What about it? If it is foolish to assume that oil will be produced at the same rate as it is now, isn’t equally foolish to assume that the ERI for all other energy forms will remain the same? Twenty years ago, how many people could have predicted the impact that computers would have on our daily lives? How many of them predicted things like the internet?
And it is, indeed, political will that determines much of this. At least one expert (and I posted a thread about her in MPSIMS about a year or so ago, if you care to search for it) has laid out a plan whereby we could convert to alternative fueled vehicles in a decade, using current technologies. However, political will is not static. Large numbers of the US population were opposed to the idea of the US doing anything to stop the Taliban, but that all changed after the events of one day. Gas prices continue to rise, and the population will begin to scream quite loudly that the government do something about it.
That doesn’t sound very idiotic to me. It sounds like common sense. People may be idiots but the market doesn’t care about people. It just cares about supply and demand. You speak as if there were actually someone who could make gas prices go down. As the costs of extraction goes up and supplies dwindle, prices WILL go up and there’s nothing that anyone can do about it. It will force people away from big gas guzzlers into more fuel efficent cars. If people don’t want to conserve, high prices will force them to conserve since they simply won’t be able to afford anything. Of course, it could just as easily force people to conserve in the same way that the poverty-striken conserve.
It seems to me though that in some amount of time, whether its 5 years or 5000 years, we will run out of non-renewable resources. So basically all this conservation and whatnot is simply delaying the enevitable. The question is if there is even a way to create a system that is self sustaining.
Which makes it a flawed metaphor, since the demand for bronto burgers is nowhere near the demand for oil.
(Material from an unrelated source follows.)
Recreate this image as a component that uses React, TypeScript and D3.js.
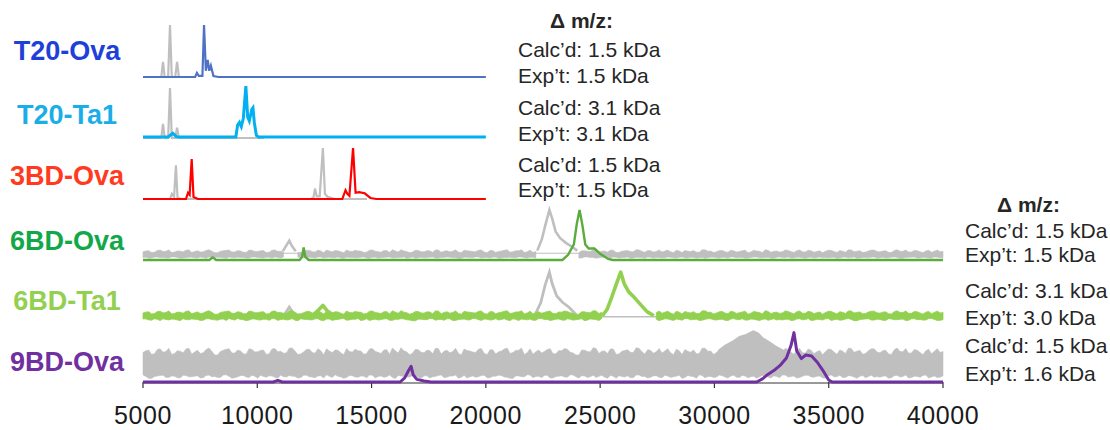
import React from "react";
import * as d3 from "d3";

type Pt = [number, number];

// ---------- data ----------
const X_TICKS = [5000, 10000, 15000, 20000, 25000, 30000, 35000, 40000];
const SAMPLE_NAMES = ["T20-Ova", "T20-Ta1", "3BD-Ova", "6BD-Ova", "6BD-Ta1", "9BD-Ova"];
const DELTA_TITLE = "Δ m/z:";
const ANNOT_TOP = [
  ["Calc’d: 1.5 kDa", "Exp’t: 1.5 kDa"],
  ["Calc’d: 3.1 kDa", "Exp’t: 3.1 kDa"],
  ["Calc’d: 1.5 kDa", "Exp’t: 1.5 kDa"],
];
const ANNOT_BOTTOM = [
  ["Calc’d: 1.5 kDa", "Exp’t: 1.5 kDa"],
  ["Calc’d: 3.1 kDa", "Exp’t: 3.0 kDa"],
  ["Calc’d: 1.5 kDa", "Exp’t: 1.6 kDa"],
];

// T20-Ova
const T20_OVA_CTRL: Pt[] = [[5000,0],[5800,0],[5875,0.29],[5950,0],[6100,0],[6181,1.0],[6260,0],[6410,0],[6490,0.29],[6570,0],[7200,0]];
const T20_OVA_CONJ: Pt[] = [[5000,0],[7280,0],[7360,0.08],[7440,0.02],[7600,0.02],[7670,1.0],[7750,0.12],[7830,0.33],[7900,0.12],[7970,0.22],[8080,0.02],[8300,0],[20000,0]];
// T20-Ta1
const T20_TA1_CTRL: Pt[] = [[5000,0],[5800,0],[5875,0.27],[5950,0],[6100,0],[6181,0.96],[6260,0],[6410,0],[6490,0.2],[6570,0],[10300,0]];
const T20_TA1_CONJ: Pt[] = [[5000,0.02],[6100,0.02],[6300,0.09],[6480,0.02],[9060,0.02],[9140,0.25],[9220,0.3],[9300,0.22],[9390,0.38],[9500,1.0],[9580,0.4],[9650,0.33],[9760,0.55],[9810,0.58],[9870,0.3],[9960,0.05],[10060,0.02],[20000,0.02]];
// 3BD-Ova
const BD3_OVA_CTRL: Pt[] = [[5000,0],[6180,0],[6260,0.1],[6360,0.04],[6440,0.65],[6510,0.03],[6650,0],[12350,0],[12460,0.03],[12525,0.2],[12600,0.05],[12730,0.05],[12870,0.98],[12960,0.1],[13080,0.04],[13400,0],[14800,0]];
const BD3_OVA_CONJ: Pt[] = [[5000,0],[6880,0],[6970,0.12],[7040,0.08],[7130,0.77],[7210,0.04],[7400,0],[13720,0],[13860,0.17],[13940,0.1],[14030,0.06],[14190,0.98],[14300,0.12],[14450,0.13],[14700,0.11],[14950,0.02],[15200,0],[20000,0]];
// 6BD-Ova
const BD6_OVA_CTRL_PEAKS: Pt[][] = [
  [[11120,0.17],[11300,0.3],[11400,0.37],[11500,0.28],[11680,0.17]],
  [[22250,0.18],[22450,0.4],[22620,0.7],[22780,0.96],[22900,0.8],[23050,0.55],[23250,0.42],[23500,0.33],[23750,0.26],[24000,0.18]],
];
const BD6_OVA_CTRL_GAPS: Pt[] = [[11150, 11650], [22280, 23980]];
const BD6_OVA_CONJ: Pt[] = [[5000,0],[7900,0],[8050,0.05],[8200,0],[11850,0],[11960,0.06],[12030,0.24],[12100,0.06],[12250,0],[23350,0],[23600,0.1],[23850,0.3],[23980,0.7],[24100,0.96],[24220,0.68],[24350,0.3],[24500,0.22],[24750,0.22],[25000,0.12],[25350,0.02],[25550,0],[40000,0]];
// 6BD-Ta1
const BD6_TA1_CTRL_PEAKS: Pt[][] = [
  [[11150,0.1],[11400,0.27],[11650,0.1]],
  [[22150,0.12],[22400,0.35],[22600,0.7],[22780,0.94],[22900,0.72],[23100,0.48],[23350,0.36],[23650,0.26],[23950,0.12]],
];
const BD6_TA1_CONJ_PEAKS: Pt[][] = [
  [[12450,0.12],[12700,0.22],[12870,0.3],[13050,0.2],[13300,0.12]],
  [[25100,0.1],[25300,0.22],[25500,0.45],[25700,0.7],[25900,0.94],[26050,0.72],[26250,0.56],[26500,0.45],[26800,0.3],[27050,0.18],[27350,0.1]],
];
const BD6_TA1_CONJ_GAPS: Pt[] = [[25100, 27350]];
// 9BD-Ova
const BD9_OVA_CTRL_HUMP: Pt[] = [[30200,0.6],[30500,0.7],[30800,0.77],[31100,0.86],[31400,0.9],[31700,0.97],[31900,0.93],[32100,0.84],[32400,0.76],[32700,0.67],[33000,0.6]];
const BD9_OVA_CONJ: Pt[] = [[5000,0],[10700,0],[10900,0.03],[11100,0],[16250,0],[16450,0.08],[16620,0.22],[16730,0.3],[16820,0.14],[16980,0.05],[17300,0.02],[17600,0],[31850,0],[32100,0.06],[32350,0.15],[32600,0.22],[32900,0.33],[33150,0.46],[33350,0.7],[33480,0.95],[33600,0.6],[33800,0.45],[34000,0.52],[34250,0.5],[34500,0.38],[34750,0.22],[35000,0.04],[35150,0],[40000,0]];

// hand-read noise texture (relative amplitude 0..1), two interleaved sample sets
const NOISE_A = [
  0.42,0.71,0.28,0.86,0.55,0.19,0.64,0.38,0.93,0.47,
  0.31,0.77,0.58,0.12,0.69,0.88,0.35,0.61,0.22,0.79,
  0.51,0.73,0.27,0.91,0.57,0.36,0.97,0.18,0.49,0.82,
  0.33,0.63,0.87,0.41,0.68,0.15,0.53,0.81,0.59,0.29,
  0.89,0.44,0.72,0.21,0.62,0.99,0.48,0.34,0.76,0.39,
  0.65,0.92,0.24,0.70,0.52,0.32,0.84,0.60,0.43,0.90,
  0.14,0.74,0.50,0.83,0.30,0.67,0.95,0.40,0.20,0.72,
  0.54,0.88,0.26,0.63,0.80,0.37,0.11,0.70,0.49,0.91,
  0.58,0.30,0.85,0.23,0.66,0.45,0.98,0.52,0.75,0.34,
  0.90,0.61,0.40,0.82,0.18,0.56,0.73,0.29,0.94,0.60,
  0.41,0.78,0.25,0.69,0.50,0.87,0.36,0.64,0.17,0.80,
  0.55,0.33,0.92,0.46,0.71,0.38,0.84,0.27,0.66,0.52,
  0.79,0.21,0.58,0.93,0.44,0.68,0.31,0.86,0.47,0.62,
  0.25,0.74,0.53,0.89,0.36,0.70,0.15,0.81,0.57,0.42,
];
const NOISE_B = [
  0.63,0.18,0.77,0.45,0.92,0.31,0.58,0.84,0.22,0.69,
  0.40,0.96,0.13,0.55,0.81,0.36,0.72,0.27,0.88,0.49,
  0.66,0.19,0.83,0.52,0.34,0.94,0.61,0.25,0.78,0.43,
  0.87,0.16,0.59,0.73,0.38,0.91,0.47,0.64,0.21,0.85,
  0.53,0.29,0.76,0.97,0.35,0.62,0.14,0.80,0.44,0.70,
  0.26,0.89,0.57,0.39,0.93,0.11,0.67,0.48,0.82,0.32,
  0.74,0.23,0.60,0.95,0.42,0.68,0.17,0.86,0.51,0.37,
  0.79,0.28,0.65,0.90,0.46,0.13,0.71,0.54,0.99,0.30,
  0.61,0.84,0.20,0.56,0.75,0.41,0.92,0.24,0.69,0.50,
  0.35,0.87,0.15,0.63,0.78,0.45,0.28,0.94,0.58,0.19,
  0.72,0.40,0.85,0.33,0.66,0.12,0.81,0.53,0.97,0.27,
  0.60,0.44,0.76,0.21,0.89,0.36,0.68,0.50,0.14,0.83,
  0.47,0.73,0.30,0.91,0.57,0.22,0.64,0.86,0.39,0.70,
  0.18,0.95,0.52,0.34,0.77,0.43,0.62,0.26,0.88,0.55,
];

// ---------- layout / style ----------
const W = 1110, H = 430;
const BASELINES = [77, 138, 199, 260, 321, 382];
const PANEL_H = 52;
const LABEL_Y = [60, 124, 185, 250, 310, 371];
const LABEL_COLORS = ["#1f3fdb", "#19aee8", "#ff3a1e", "#12a84a", "#92d050", "#7030a0"];
const LINE_COLORS = ["#4f72c6", "#00b0f0", "#ff0000", "#5aac3c", "#92d050", "#7030a0"];
const GRAY = "#bfbfbf";
const TEXT = "#262626";
const FONT = "Arial, 'Liberation Sans', sans-serif";

const NOISE: number[] = NOISE_A.flatMap((v, k) => [v, NOISE_B[k]]);

const x = d3.scaleLinear().domain([5000, 40000]).range([143, 943]);
const yFor = (i: number) => d3.scaleLinear().domain([0, 1]).range([BASELINES[i], BASELINES[i] - PANEL_H]);

function linePath(i: number, pts: Pt[]) {
  const y = yFor(i);
  return d3.line<Pt>().x((d) => x(d[0])).y((d) => y(d[1]))(pts) || "";
}

function noiseBand(i: number, lo: number, loAmp: number, hi: number, hiAmp: number, gaps: Pt[] = [], shift = 41) {
  const y = yFor(i);
  const n = NOISE.length;
  const step = (40000 - 5000) / (n - 1);
  const pts = NOISE.map((v, k) => ({
    mz: 5000 + k * step,
    lo: lo + loAmp * NOISE[(k + shift) % n],
    hi: hi + hiAmp * v,
  }));
  const inGap = (mz: number) => gaps.some(([a, b]) => mz > a && mz < b);
  return (
    d3
      .area<{ mz: number; lo: number; hi: number }>()
      .defined((d) => !inGap(d.mz))
      .x((d) => x(d.mz))
      .y0((d) => y(d.lo))
      .y1((d) => y(d.hi))(pts) || ""
  );
}

export default function App() {
  const deltaOffset = 32;
  const topAnnX = 518;
  const botAnnX = 965;
  return (
    <svg
      width={W}
      height={H}
      viewBox={`0 0 ${W} ${H}`}
      style={{ position: "absolute", left: 0, top: 0, background: "#fff" }}
      fontFamily={FONT}
    >
      <rect x={0} y={0} width={W} height={H} fill="#fff" />

      {/* Sample labels */}
      {SAMPLE_NAMES.map((s, i) => (
        <text key={s} x={67} y={LABEL_Y[i]} textAnchor="middle" fontSize={27} fontWeight="bold" fill={LABEL_COLORS[i]}>
          {s}
        </text>
      ))}

      {/* Panel 0: T20-Ova */}
      <path d={linePath(0, T20_OVA_CTRL)} fill="none" stroke={GRAY} strokeWidth={2.2} />
      <path d={linePath(0, T20_OVA_CONJ)} fill="none" stroke={LINE_COLORS[0]} strokeWidth={2.2} />

      {/* Panel 1: T20-Ta1 */}
      <path d={linePath(1, T20_TA1_CTRL)} fill="none" stroke={GRAY} strokeWidth={2.2} />
      <path d={linePath(1, T20_TA1_CONJ)} fill="none" stroke={LINE_COLORS[1]} strokeWidth={3} />

      {/* Panel 2: 3BD-Ova */}
      <path d={linePath(2, BD3_OVA_CTRL)} fill="none" stroke={GRAY} strokeWidth={2.2} />
      <path d={linePath(2, BD3_OVA_CONJ)} fill="none" stroke={LINE_COLORS[2]} strokeWidth={2.2} />

      {/* Panel 3: 6BD-Ova */}
      <path d={linePath(3, [[5000, 0.13], [40000, 0.13]])} fill="none" stroke={GRAY} strokeWidth={1.2} />
      <path d={noiseBand(3, 0.03, 0.03, 0.13, 0.07, BD6_OVA_CTRL_GAPS)} fill={GRAY} stroke={GRAY} strokeWidth={0.6} />
      {BD6_OVA_CTRL_PEAKS.map((p, k) => (
        <path key={k} d={linePath(3, p)} fill="none" stroke={GRAY} strokeWidth={2.6} />
      ))}
      <path d={linePath(3, BD6_OVA_CONJ)} fill="none" stroke={LINE_COLORS[3]} strokeWidth={2.4} />

      {/* Panel 4: 6BD-Ta1 */}
      <path d={linePath(4, [[5000, 0.08], [40000, 0.08]])} fill="none" stroke={GRAY} strokeWidth={1.5} />
      {BD6_TA1_CTRL_PEAKS.map((p, k) => (
        <path key={k} d={linePath(4, p)} fill="none" stroke={GRAY} strokeWidth={2.8} />
      ))}
      <path d={noiseBand(4, 0.0, 0.05, 0.12, 0.08, BD6_TA1_CONJ_GAPS, 57)} fill={LINE_COLORS[4]} stroke={LINE_COLORS[4]} strokeWidth={0.8} />
      {BD6_TA1_CONJ_PEAKS.map((p, k) => (
        <path key={k} d={linePath(4, p)} fill="none" stroke={LINE_COLORS[4]} strokeWidth={3.6} strokeLinejoin="round" />
      ))}

      {/* Panel 5: 9BD-Ova */}
      <path d={noiseBand(5, 0.06, 0.08, 0.5, 0.16, [], 23)} fill={GRAY} stroke={GRAY} strokeWidth={0.6} />
      <path
        d={linePath(5, [[30200, 0.5], ...BD9_OVA_CTRL_HUMP, [33000, 0.5]])}
        fill={GRAY}
        stroke={GRAY}
        strokeWidth={2.5}
        strokeLinejoin="round"
      />

      {/* x axis */}
      <line x1={x(5000)} x2={x(40000)} y1={BASELINES[5] + 1} y2={BASELINES[5] + 1} stroke="#333" strokeWidth={1} />
      {X_TICKS.map((t) => (
        <g key={t}>
          <line x1={x(t)} x2={x(t)} y1={BASELINES[5]} y2={BASELINES[5] + 6} stroke="#333" strokeWidth={1.2} />
          <text x={x(t)} y={424} textAnchor="middle" fontSize={25} fill="#1a1a1a" letterSpacing={0.6}>
            {t}
          </text>
        </g>
      ))}
      <path d={linePath(5, BD9_OVA_CONJ)} fill="none" stroke={LINE_COLORS[5]} strokeWidth={3} strokeLinejoin="round" />

      {/* annotations top */}
      <text x={topAnnX + deltaOffset} y={28} fontSize={21} fontWeight="bold" fill={TEXT}>
        {DELTA_TITLE}
      </text>
      {ANNOT_TOP.map((pair, k) => (
        <g key={k}>
          <text x={topAnnX} y={[57, 115, 172][k]} fontSize={21} fill={TEXT}>
            {pair[0]}
          </text>
          <text x={topAnnX} y={[83, 141, 197][k]} fontSize={21} fill={TEXT}>
            {pair[1]}
          </text>
        </g>
      ))}

      {/* annotations bottom */}
      <text x={botAnnX + deltaOffset} y={212} fontSize={21} fontWeight="bold" fill={TEXT}>
        {DELTA_TITLE}
      </text>
      {ANNOT_BOTTOM.map((pair, k) => (
        <g key={k}>
          <text x={botAnnX} y={[238, 298, 353][k]} fontSize={21} fill={TEXT}>
            {pair[0]}
          </text>
          <text x={botAnnX} y={[262, 325, 381][k]} fontSize={21} fill={TEXT}>
            {pair[1]}
          </text>
        </g>
      ))}
    </svg>
  );
}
Correct, but to assume that we will blithely continue down the same path as we have been in regards to oil consumption until one day nothing comes out of the pumps is equally false. Indeed, steps have been taken since the 1970s and earlier to reduce the consumption of oil. Given the unreliablity of finding unbiased numbers on the matter, I’d say that the subject of how effective those steps have been is fodder for GD and not GQ.
I agree, but just because it is a finite resource doesn’t mean that the loss of oil will be an unmitigated disaster. It’s not like the US economy collapsed when whale oil stopped being sold. If you study the US’s transition from whale oil to crude oil, you’ll see a number of parallels to our current situation. Whale oil was incredibly expensive (10 a gallon in *then* dollars), while petroleum, when it was discovered, wasn't considered a valuable substance. Eventually, Edwin Drake and others figured out that crude could make a pretty good fuel for lamps and other things. Once the oil boom began, the price of crude and it's derivatives quickly dropped. When kerosene first became available to the general public, it was selling for something like .05/a gallon in then dollars. Compare that to whale oil, selling at 200 hundred times the price (and Og knows what those figures would be like in today’s dollars).